## What you will do
Leaving out every picture, retype the lines below from the top through the one that contains "5.62, 5.64, 5.62]".

..............................

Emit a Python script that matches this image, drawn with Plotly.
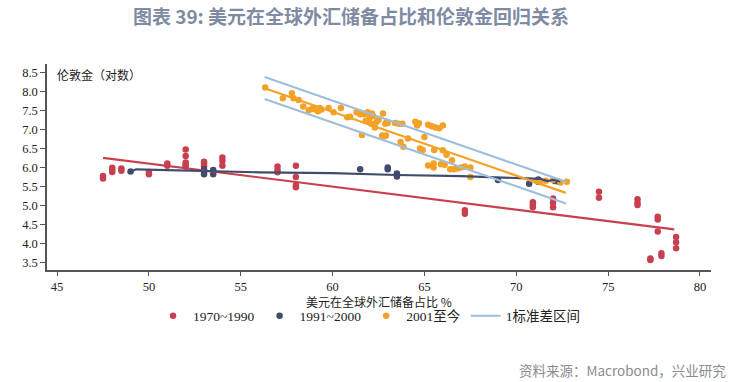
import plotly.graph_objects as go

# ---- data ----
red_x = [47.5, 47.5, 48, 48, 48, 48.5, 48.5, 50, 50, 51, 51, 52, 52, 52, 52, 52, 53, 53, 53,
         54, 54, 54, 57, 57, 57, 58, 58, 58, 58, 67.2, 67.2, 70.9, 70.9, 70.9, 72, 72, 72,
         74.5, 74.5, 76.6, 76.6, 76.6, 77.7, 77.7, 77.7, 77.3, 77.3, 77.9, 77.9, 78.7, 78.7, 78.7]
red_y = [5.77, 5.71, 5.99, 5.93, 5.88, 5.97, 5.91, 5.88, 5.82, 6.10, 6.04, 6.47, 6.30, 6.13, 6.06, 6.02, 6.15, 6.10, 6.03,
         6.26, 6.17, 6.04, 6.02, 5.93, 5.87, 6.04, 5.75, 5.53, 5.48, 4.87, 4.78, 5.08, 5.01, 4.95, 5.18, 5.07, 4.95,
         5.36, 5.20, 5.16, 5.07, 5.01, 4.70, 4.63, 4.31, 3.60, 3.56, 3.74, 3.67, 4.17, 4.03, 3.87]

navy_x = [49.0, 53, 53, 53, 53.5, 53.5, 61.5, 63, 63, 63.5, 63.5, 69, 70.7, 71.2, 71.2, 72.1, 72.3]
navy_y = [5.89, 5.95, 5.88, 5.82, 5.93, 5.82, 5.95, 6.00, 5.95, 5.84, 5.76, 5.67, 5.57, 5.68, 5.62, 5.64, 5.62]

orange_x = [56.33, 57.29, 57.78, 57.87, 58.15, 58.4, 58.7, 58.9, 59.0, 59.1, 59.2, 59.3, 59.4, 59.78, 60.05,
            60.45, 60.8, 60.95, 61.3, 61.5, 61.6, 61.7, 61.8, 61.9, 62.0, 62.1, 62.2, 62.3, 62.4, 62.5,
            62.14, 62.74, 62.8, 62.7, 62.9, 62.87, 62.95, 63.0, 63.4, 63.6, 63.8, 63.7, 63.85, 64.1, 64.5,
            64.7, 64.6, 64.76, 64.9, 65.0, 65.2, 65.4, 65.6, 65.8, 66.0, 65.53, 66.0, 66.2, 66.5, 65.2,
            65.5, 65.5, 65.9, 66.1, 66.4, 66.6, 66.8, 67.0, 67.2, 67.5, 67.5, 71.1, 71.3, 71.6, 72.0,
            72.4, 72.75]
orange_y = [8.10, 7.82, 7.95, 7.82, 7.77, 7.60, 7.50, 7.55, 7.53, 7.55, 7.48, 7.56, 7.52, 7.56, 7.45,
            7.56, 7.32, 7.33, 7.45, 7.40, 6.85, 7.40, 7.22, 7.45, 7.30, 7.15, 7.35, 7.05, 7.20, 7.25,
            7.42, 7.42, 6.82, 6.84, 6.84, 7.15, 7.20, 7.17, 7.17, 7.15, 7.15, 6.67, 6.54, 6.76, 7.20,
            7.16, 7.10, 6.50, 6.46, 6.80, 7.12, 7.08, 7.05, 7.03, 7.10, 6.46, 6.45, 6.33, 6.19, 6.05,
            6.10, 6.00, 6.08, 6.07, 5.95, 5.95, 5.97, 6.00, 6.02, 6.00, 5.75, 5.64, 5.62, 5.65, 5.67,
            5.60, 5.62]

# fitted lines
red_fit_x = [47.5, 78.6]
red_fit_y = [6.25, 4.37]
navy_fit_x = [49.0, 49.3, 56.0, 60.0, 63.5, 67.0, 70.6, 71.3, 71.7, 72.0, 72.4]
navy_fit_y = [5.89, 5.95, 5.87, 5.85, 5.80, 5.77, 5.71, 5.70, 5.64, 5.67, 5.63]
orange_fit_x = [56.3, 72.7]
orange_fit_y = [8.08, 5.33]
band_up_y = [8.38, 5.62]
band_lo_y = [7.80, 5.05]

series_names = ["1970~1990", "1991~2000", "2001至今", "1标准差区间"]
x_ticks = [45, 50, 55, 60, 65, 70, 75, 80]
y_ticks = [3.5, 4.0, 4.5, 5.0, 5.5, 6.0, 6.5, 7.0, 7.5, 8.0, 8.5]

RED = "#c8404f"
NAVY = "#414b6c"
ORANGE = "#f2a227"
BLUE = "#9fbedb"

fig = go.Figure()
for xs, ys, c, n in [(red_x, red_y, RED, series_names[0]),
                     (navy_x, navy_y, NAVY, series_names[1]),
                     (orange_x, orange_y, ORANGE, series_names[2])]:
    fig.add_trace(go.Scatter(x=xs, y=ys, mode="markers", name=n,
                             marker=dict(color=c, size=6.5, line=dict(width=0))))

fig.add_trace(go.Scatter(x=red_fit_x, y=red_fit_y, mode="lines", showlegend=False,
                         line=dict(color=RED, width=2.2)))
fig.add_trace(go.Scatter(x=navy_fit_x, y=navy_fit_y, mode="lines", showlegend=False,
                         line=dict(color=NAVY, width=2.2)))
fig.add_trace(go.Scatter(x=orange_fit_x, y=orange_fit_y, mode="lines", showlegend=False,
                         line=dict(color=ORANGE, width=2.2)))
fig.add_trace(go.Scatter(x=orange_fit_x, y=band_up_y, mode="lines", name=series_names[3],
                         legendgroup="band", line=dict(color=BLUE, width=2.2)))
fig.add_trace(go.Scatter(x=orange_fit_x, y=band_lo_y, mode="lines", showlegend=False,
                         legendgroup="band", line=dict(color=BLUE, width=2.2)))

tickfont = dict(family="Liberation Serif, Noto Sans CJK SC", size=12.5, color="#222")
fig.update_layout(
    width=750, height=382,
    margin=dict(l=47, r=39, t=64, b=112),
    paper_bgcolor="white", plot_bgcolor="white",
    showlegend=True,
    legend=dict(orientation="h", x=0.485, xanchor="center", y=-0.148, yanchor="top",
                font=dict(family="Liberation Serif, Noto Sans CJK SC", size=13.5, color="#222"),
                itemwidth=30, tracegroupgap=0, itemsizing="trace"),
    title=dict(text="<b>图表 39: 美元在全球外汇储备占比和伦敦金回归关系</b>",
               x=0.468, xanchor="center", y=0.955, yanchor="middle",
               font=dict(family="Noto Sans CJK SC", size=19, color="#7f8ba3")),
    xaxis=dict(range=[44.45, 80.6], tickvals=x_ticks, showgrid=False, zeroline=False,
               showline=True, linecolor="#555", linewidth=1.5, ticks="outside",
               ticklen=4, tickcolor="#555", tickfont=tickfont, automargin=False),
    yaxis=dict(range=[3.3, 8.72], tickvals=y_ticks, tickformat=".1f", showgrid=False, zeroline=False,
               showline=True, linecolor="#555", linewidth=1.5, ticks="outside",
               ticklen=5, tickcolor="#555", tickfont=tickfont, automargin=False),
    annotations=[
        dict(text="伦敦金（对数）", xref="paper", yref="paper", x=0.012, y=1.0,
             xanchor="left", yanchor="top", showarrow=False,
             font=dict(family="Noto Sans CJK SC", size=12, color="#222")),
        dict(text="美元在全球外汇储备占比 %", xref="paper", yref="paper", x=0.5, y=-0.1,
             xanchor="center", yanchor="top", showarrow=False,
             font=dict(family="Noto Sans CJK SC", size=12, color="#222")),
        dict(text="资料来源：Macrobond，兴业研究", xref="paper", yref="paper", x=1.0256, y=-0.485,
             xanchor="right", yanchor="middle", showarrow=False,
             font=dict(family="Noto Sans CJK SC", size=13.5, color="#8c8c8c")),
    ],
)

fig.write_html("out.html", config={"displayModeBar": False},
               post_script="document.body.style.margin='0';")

..............................

## Solution
Emit a Python script that matches this image, drawn with Plotly.
import plotly.graph_objects as go

# ---- data ----
red_x = [47.5, 47.5, 48, 48, 48, 48.5, 48.5, 50, 50, 51, 51, 52, 52, 52, 52, 52, 53, 53, 53,
         54, 54, 54, 57, 57, 57, 58, 58, 58, 58, 67.2, 67.2, 70.9, 70.9, 70.9, 72, 72, 72,
         74.5, 74.5, 76.6, 76.6, 76.6, 77.7, 77.7, 77.7, 77.3, 77.3, 77.9, 77.9, 78.7, 78.7, 78.7]
red_y = [5.77, 5.71, 5.99, 5.93, 5.88, 5.97, 5.91, 5.88, 5.82, 6.10, 6.04, 6.47, 6.30, 6.13, 6.06, 6.02, 6.15, 6.10, 6.03,
         6.26, 6.17, 6.04, 6.02, 5.93, 5.87, 6.04, 5.75, 5.53, 5.48, 4.87, 4.78, 5.08, 5.01, 4.95, 5.18, 5.07, 4.95,
         5.36, 5.20, 5.16, 5.07, 5.01, 4.70, 4.63, 4.31, 3.60, 3.56, 3.74, 3.67, 4.17, 4.03, 3.87]

navy_x = [49.0, 53, 53, 53, 53.5, 53.5, 61.5, 63, 63, 63.5, 63.5, 69, 70.7, 71.2, 71.2, 72.1, 72.3]
navy_y = [5.89, 5.95, 5.88, 5.82, 5.93, 5.82, 5.95, 6.00, 5.95, 5.84, 5.76, 5.67, 5.57, 5.68, 5.62, 5.64, 5.62]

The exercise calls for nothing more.